British Universities Film & Video Council

moving image and sound, knowledge and access

The Private Eye

The volume’s second half considers the private eye’s relationship with ‘work’ and ‘home’ in more detail, discussing the ways in which the relationship of the personal and professional is central in understanding his flawed embodiment of masculine ideals. Recalling some of the tropes common to classic noir, the detective film frequently eschews a conventional vision of family life for a disconnected, fragmentary image of community relationships where ‘home’ only really exists through a network of professional contacts and casual acquaintances – a moveable concept subservient to the detective’s indefatigable work ethic.

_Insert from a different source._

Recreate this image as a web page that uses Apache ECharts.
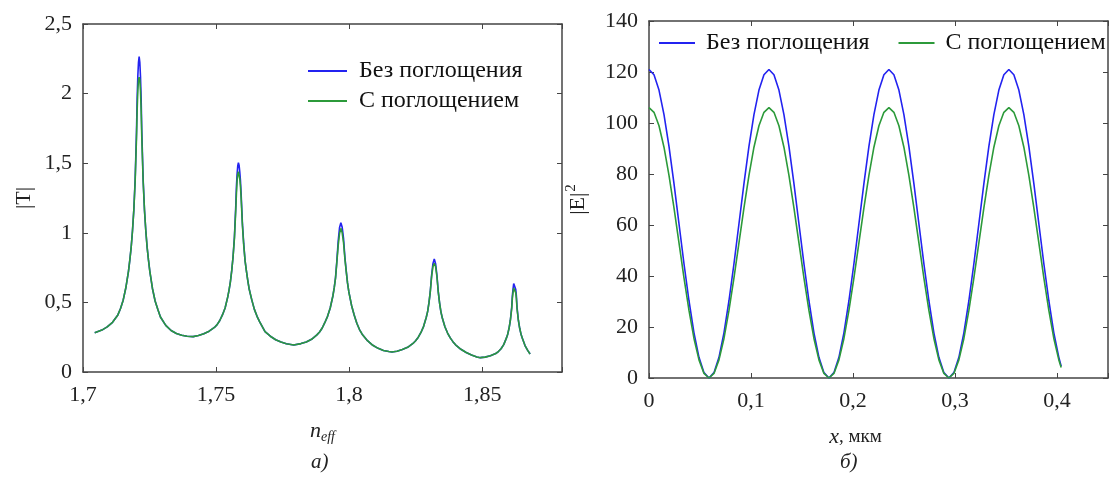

Although this tireless search for truth may promise advances in understanding, Nicol demonstrates that the eye’s all-consuming approach to detection can often lead to poor judgement and obscured ‘vision’ – a subjectivity that is often stressed in the detective film’s use of point of view camerawork and voiceover narration. In turning his eye upon the people, objects, and spaces of investigation, the detective also reveals the ways in which his gaze provides voyeuristic satisfaction that goes beyond the professional acquisition of knowledge to incorporate personal, private pleasure in the act of looking itself. The investigator’s gaze is therefore never truly impartial, further compromising any attempt to separate the professional from the private – something that becomes particularly obvious when the object of the investigative gaze is a woman (for example, Blue Velvet’s Dorothy or Vertigo’s ‘Madeleine’). The eye’s single-minded dedication to his profession therefore simultaneously undermines his ability to perform both at work and in private, often exposing his initial air of independence and self-awareness as a sham – albeit a sham that continues to exude a strangely fascinating mixture of power and vulnerability.

… an ideal introduction to the cinematic sleuth

Throughout, Nicol takes a left-field approach to the history and cultural life of a familiar figure, examining the tensions between public and private that make the detective’s particular brand of masculinity so problematic and so enduring. Full of stills, The Private Eye provides an ideal introduction to the cinematic sleuth, working particularly well as a counterpart to more stylistically focused analyses of film noir and neo-noir. The volume complements and extends other work on gender and sexuality in the crime film, and unearths new ways to think about the simultaneous quests for personal, romantic, and investigative fulfilment that characterise the detective film.